With the help of professional intervention services, the families of substance users can learn and understand effective solutions to help their loved ones see the need for treatment. The intervention is not about cutting them off and kicking them out of the house while being stern and forceful. We’re not here to make things difficult for them. The goal is to establish boundaries while holding them accountable and accepting their decisions. If that means continuing to use drugs or alcohol, they have that right. Families have the same right not to provide them further comfort.

Successful Interventions

Many families define achieving success as the substance user entering treatment. The same families tell us their loved ones have gone to treatment several times, and the treatment center failed. Rarely if ever do we have a family concede that perhaps the substance user or family members were partially to blame for failed attempts. Successfully getting the loved one to treatment and then allowing him or her to leave early is not a failure of the center or the treatment team, including the interventionist. We cannot control the substance user directly, but the family can control allowing their loved one to make bad decisions with impunity. 

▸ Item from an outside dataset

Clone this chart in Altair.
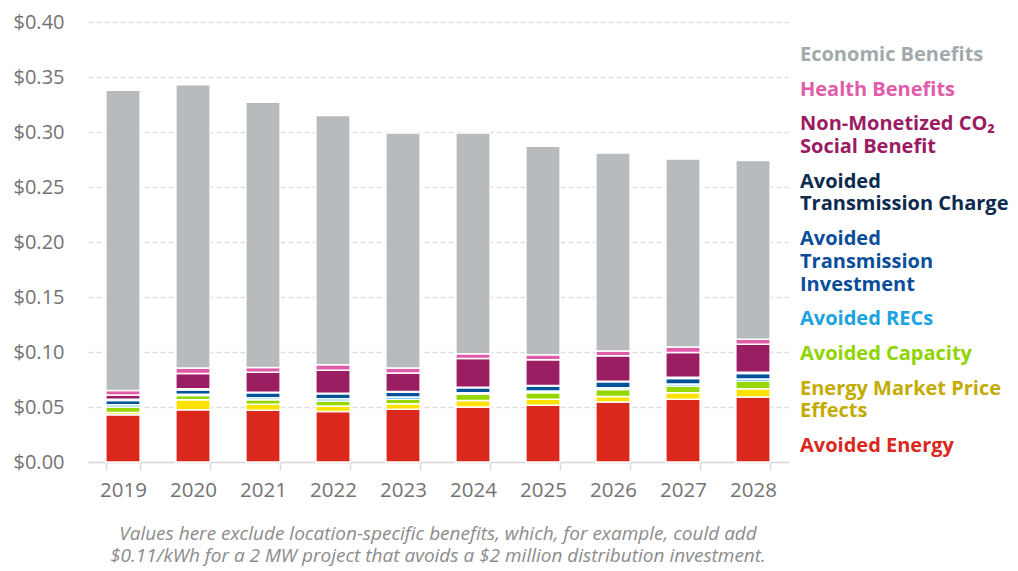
import altair as alt
import pandas as pd

years = ["2019", "2020", "2021", "2022", "2023", "2024", "2025", "2026", "2027", "2028"]

# series, bottom to top of each stack
series_names = [
    "Avoided Energy",
    "Energy Market Price Effects",
    "Avoided Capacity",
    "Avoided RECs",
    "Avoided Transmission Investment",
    "Avoided Transmission Charge",
    "Non-Monetized CO2 Social Benefit",
    "Health Benefits",
    "Economic Benefits",
]

avoided_energy = [0.043, 0.0475, 0.047, 0.046, 0.048, 0.050, 0.0515, 0.0545, 0.057, 0.059]
market_price = [0.002, 0.009, 0.0055, 0.005, 0.005, 0.006, 0.0055, 0.005, 0.006, 0.0075]
avoided_capacity = [0.005, 0.004, 0.004, 0.0045, 0.004, 0.0055, 0.006, 0.0065, 0.006, 0.007]
avoided_recs = [0.002, 0.001, 0.002, 0.002, 0.002, 0.0015, 0.0015, 0.0015, 0.002, 0.002]
trans_investment = [0.004, 0.004, 0.0045, 0.0045, 0.0045, 0.0045, 0.0045, 0.0055, 0.005, 0.005]
trans_charge = [0.001, 0.001, 0.0005, 0.0005, 0.0005, 0.0005, 0.0005, 0.0005, 0.001, 0.001]
co2_benefit = [0.004, 0.014, 0.018, 0.021, 0.017, 0.026, 0.0235, 0.023, 0.0225, 0.0255]
health_benefits = [0.004, 0.005, 0.0045, 0.005, 0.0045, 0.0045, 0.0045, 0.0045, 0.005, 0.0045]
economic_benefits = [0.273, 0.2575, 0.241, 0.2265, 0.2135, 0.2005, 0.1895, 0.180, 0.171, 0.1625]

series_values = [
    avoided_energy, market_price, avoided_capacity, avoided_recs, trans_investment,
    trans_charge, co2_benefit, health_benefits, economic_benefits,
]

y_ticks = [0.0, 0.05, 0.10, 0.15, 0.20, 0.25, 0.30, 0.35, 0.40]

# legend text, top to bottom, one list of lines per series
legend_series = [
    "Economic Benefits",
    "Health Benefits",
    "Non-Monetized CO2 Social Benefit",
    "Avoided Transmission Charge",
    "Avoided Transmission Investment",
    "Avoided RECs",
    "Avoided Capacity",
    "Energy Market Price Effects",
    "Avoided Energy",
]
legend_lines = [
    ["Economic Benefits"],
    ["Health Benefits"],
    ["Non-Monetized CO\u2082", "Social Benefit"],
    ["Avoided", "Transmission Charge"],
    ["Avoided", "Transmission", "Investment"],
    ["Avoided RECs"],
    ["Avoided Capacity"],
    ["Energy Market Price", "Effects"],
    ["Avoided Energy"],
]

footnote = [
    "Values here exclude location-specific benefits, which, for example, could add",
    "$0.11/kWh for a 2 MW project that avoids a $2 million distribution investment.",
]

# styles
bar_colors = ["#DA291C", "#FFE100", "#97D700", "#00A3E0", "#00529B",
              "#0C2340", "#9B1D62", "#E05BA8", "#B7BBBD"]
text_colors = {
    "Economic Benefits": "#A2A9AD",
    "Health Benefits": "#E05BAA",
    "Non-Monetized CO2 Social Benefit": "#9B1B63",
    "Avoided Transmission Charge": "#0C2A4E",
    "Avoided Transmission Investment": "#0A4E9B",
    "Avoided RECs": "#1AA3E0",
    "Avoided Capacity": "#8FD400",
    "Energy Market Price Effects": "#C3AB00",
    "Avoided Energy": "#DA291C",
}
FONT = "Open Sans"
LINE_H = 22.8     # px per legend text line
ENTRY_GAP = 0.52  # extra gap between legend entries, in lines

rows = []
for i, (name, vals) in enumerate(zip(series_names, series_values)):
    for yr, v in zip(years, vals):
        rows.append({"year": yr, "series": name, "value": v, "order": i})
df = pd.DataFrame(rows)

# one multi-line text per legend entry, anchored at its first line
leg_rows = []
line_counter = 0
for e, (name, lines) in enumerate(zip(legend_series, legend_lines)):
    leg_rows.append({
        "series": name,
        "label": "\n".join(lines),
        "pos": line_counter + ENTRY_GAP * e,
    })
    line_counter += len(lines)
leg_df = pd.DataFrame(leg_rows)

bars = alt.Chart(df).mark_bar(stroke="white", strokeWidth=1.5).encode(
    x=alt.X(
        "year:N", title=None,
        scale=alt.Scale(paddingInner=0.51, paddingOuter=0.255),
        axis=alt.Axis(
            labelAngle=0, labelFontSize=20.5, labelFont=FONT, labelColor="#737373",
            labelPadding=10, tickBand="extent", tickSize=8, tickWidth=1.5,
            tickColor="#D9D9D9", domainColor="#D9D9D9", domainWidth=1.5, grid=False,
        ),
    ),
    y=alt.Y(
        "value:Q", stack="zero", title=None,
        scale=alt.Scale(domain=[0, 0.4], nice=False),
        axis=alt.Axis(
            values=y_ticks, format="$.2f", labelFontSize=20, labelFont=FONT,
            labelColor="#737373", labelPadding=24, domain=False, ticks=False,
            grid=True, gridColor="#DDDDDD", gridDash=[5, 3], gridWidth=1.5,
        ),
    ),
    color=alt.Color("series:N", scale=alt.Scale(domain=series_names, range=bar_colors), legend=None),
    order=alt.Order("order:Q", sort="ascending"),
).properties(
    width=700, height=440,
    title=alt.TitleParams(
        text=footnote, orient="bottom", anchor="middle", fontSize=19, font=FONT,
        fontStyle="italic", fontWeight="normal", color="#8C8C8C", lineHeight=22, offset=24,
    ),
)

legend = alt.Chart(leg_df).mark_text(
    align="left", baseline="middle", fontSize=20, fontWeight="bold", font=FONT,
    lineBreak="\n", lineHeight=LINE_H,
).encode(
    x=alt.value(0),
    y=alt.Y("pos:Q", scale=alt.Scale(domain=[-1.447, 17.862], reverse=True, nice=False, zero=False), axis=None),
    text="label:N",
    color=alt.Color(
        "series:N",
        scale=alt.Scale(domain=legend_series, range=[text_colors[s] for s in legend_series]),
        legend=None,
    ),
).properties(width=210, height=440)

chart = alt.hconcat(bars, legend, spacing=12).resolve_scale(color="independent").properties(
    padding={"left": 5, "top": 4, "right": 0, "bottom": 0}
).configure_view(stroke=None)

chart.save("out.html", embed_options={"renderer": "svg", "actions": False})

Successful interventions and treatment outcomes should not be defined by a particular viewpoint. Many parts of the intervention process combine to contribute to the overall outcome. The more a family accepts and follows suggested solutions, the greater the likelihood of a positive outcome. Success can best be defined as a family realizing they did everything possible to help their loved one and stopped doing things that allowed the situation to get worse. Acceptance, self-awareness, family recovery, healing family wounds, and closure are all good gauges when considering what constitutes success. 

The most formidable challenge we professionals face is families not accepting our suggested solutions. Rather, they only hear us challenging theirs. Interventions are as much about families letting go of old ideas as they are about being open to new ones. Before a family can do something about the problem, they must stop allowing the problem to persist. These same thoughts and principles apply to your loved one in need of help.